Recentemente, no início deste ano, a Professora Berenice Abreu de Castro Neves da Universidade Federal Fluminense, analisou a saga dos jangadeiros em sua tese de doutorado sob a dimensão política da viagem sem, entretanto deixar de destacar dos jangadeiros a “dignidade de suas ações, e a majestade dos seus propósitos”. Já Firmino Holanda que já havia escrito o livro “Orson Welles no Ceará” (Edições Demócrito Rocha) e Petrus Cariry, dirigiram o filme “Cidadão Jacaré” (disponível à venda pela internet em DVD) através da DOC-TV, um programa de fomento à parceria entre as televisões públicas e as produções independentes. Nele, cenas originais da chegada da São Pedro e uma entrevista com a própria Professora Berenice Abreu, documentam de maneira definitiva para a história brasileira, a saga desses quatro bravos brasileiros, desconhecidos do grande público.

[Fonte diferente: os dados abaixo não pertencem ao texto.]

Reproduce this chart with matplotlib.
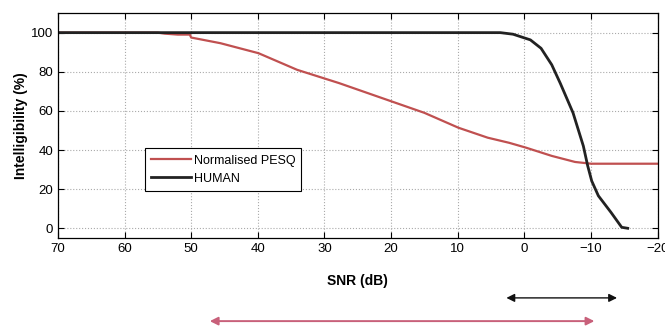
import numpy as np
import matplotlib.pyplot as plt
import matplotlib.transforms as mtransforms

plt.rcParams['font.family'] = ['Liberation Sans', 'DejaVu Sans']

# Normalised PESQ curve (SNR dB, intelligibility %)
pesq_snr = [70, 60, 55, 54, 52, 50.2, 50, 45.6, 39.9, 34.1, 27.8, 21.4, 15, 9.9,
            5.5, 2.3, -0.25, -4.1, -7.6, -10, -20]
pesq_val = [100, 100, 100, 99.5, 99, 99, 97.5, 94.6, 89.5, 81, 74.2, 66.6, 59, 51.4,
            46.3, 43.7, 41.2, 37, 33.9, 33, 33]

# Human listener curve
human_snr = [70, 50, 20, 3.6, 1.7, -0.9, -2.5, -4.1, -5.4, -7.3, -8.85, -9.5,
             -10.1, -11.1, -13, -14.6, -15.5]
human_val = [100, 100, 100, 100, 99.2, 96.3, 92, 83.6, 74, 59, 42, 31.9,
             24.2, 16.6, 8.1, 0.5, 0]

# range arrows under the axis (SNR dB)
human_range = (2.7, -13.9)
pesq_range = (47.2, -10.5)

fig = plt.figure(figsize=(6.65, 3.27), dpi=100)
ax = fig.add_axes([0.087, 0.272, 0.902, 0.688])

ax.plot(pesq_snr, pesq_val, color='#c05050', lw=1.6, label='Normalised PESQ')
ax.plot(human_snr, human_val, color='#222222', lw=2.0, label='HUMAN')

ax.set_xlim(70, -20)
ax.set_ylim(-5, 110)
ax.set_xticks(np.arange(70, -21, -10))
ax.set_xticklabels([str(v).replace('-', '\u2212') for v in range(70, -21, -10)])
ax.set_yticks(np.arange(0, 101, 20))
ax.grid(True, linestyle=':', color='#aaaaaa', lw=0.8)
ax.tick_params(direction='in', top=True, right=True, labelsize=9.5, length=4)
for s in ax.spines.values():
    s.set_linewidth(0.9)

ax.set_ylabel('Intelligibility (%)', fontsize=10, fontweight='bold', labelpad=2)
ax.set_xlabel('SNR (dB)', fontsize=10, fontweight='bold', labelpad=14)

leg = ax.legend(loc='lower left', bbox_to_anchor=(0.145, 0.209), fontsize=9,
                fancybox=False, framealpha=1, edgecolor='black',
                handlelength=3.2, handletextpad=0.2, borderpad=0.5,
                labelspacing=0.5, borderaxespad=0)
leg.get_frame().set_linewidth(0.8)

trans = mtransforms.blended_transform_factory(ax.transData, fig.transFigure)
ax.annotate('', xy=(human_range[1], 0.089), xytext=(human_range[0], 0.089),
            xycoords=trans, textcoords=trans, annotation_clip=False,
            arrowprops=dict(arrowstyle='<|-|>', color='#111111', lw=1.0,
                            mutation_scale=12, shrinkA=0, shrinkB=0))
ax.annotate('', xy=(pesq_range[1], 0.018), xytext=(pesq_range[0], 0.018),
            xycoords=trans, textcoords=trans, annotation_clip=False,
            arrowprops=dict(arrowstyle='<|-|>', color='#c8607a', lw=1.4,
                            mutation_scale=12, shrinkA=0, shrinkB=0))

fig.savefig('out.png', dpi=100)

A Professora Catherine Benamou, da Universidade de Michigan já morou em Sergipe. Ela é autora do documentário realizado em 1993, "It's All True”: based on an unfinished film by Orson Welles" (distribuído pela Paramount em DVD), e do livro "It's All True: Orson Welle's Pan-American Odyssey" pela editora da Universidade da Califórnia, e trabalhou diretamente com o filme de Welles. Em entrevista para a Perfil Náutico comentou que “...embora a política da "boa vizinhança" tenha ajudado os Estados Unidos a se interessar mais pela cultura e história da América Latina, ainda assim os latinos só apareciam em condições restritas: como aqueles que entretêm, personagens que falam inglês muito mal, amantes latinos ou "extras" em um ambiente folclórico. Welles coloca como o centro de "It's All True" a perspectiva e o talento latino-americano”.
A Professora Benamou viajou por todas as locações de filmagem de “It’s All True”: “Encontrei também cenas gravadas nos arquivos da UCLA (University of California, Los Angeles) que não tinha sido identificadas. Richard Wilson, produtor do filme de Welles me convidou para trabalhar com ele nos arquivos. Ele foi muito gentil e me deu várias fotos do filme”, comenta.

Foi por essa paixão que, quando a “Los Angeles Film Critics Association” fez uma doação para preservação do seu arquivo em 2000, a Professora Benamou selecionou algumas bobinas do “It´s All True” para o trabalho. Elas foram apresentadas no Brasil em 2006 no simpósio “Visible Evidence”. O material é só um fragmento. Mais de 30 mil metros de rolo ainda estão nas latas, aguardando para serem preservadas e deteriorando...

Imagem rara das filmagens de Welles no Rio de Janeiro, provavelmente momentos antes da morte de Jacaré (veja a corda que puxa a jangada...), cedida pela Profa. Catherine Benamou para a matéria.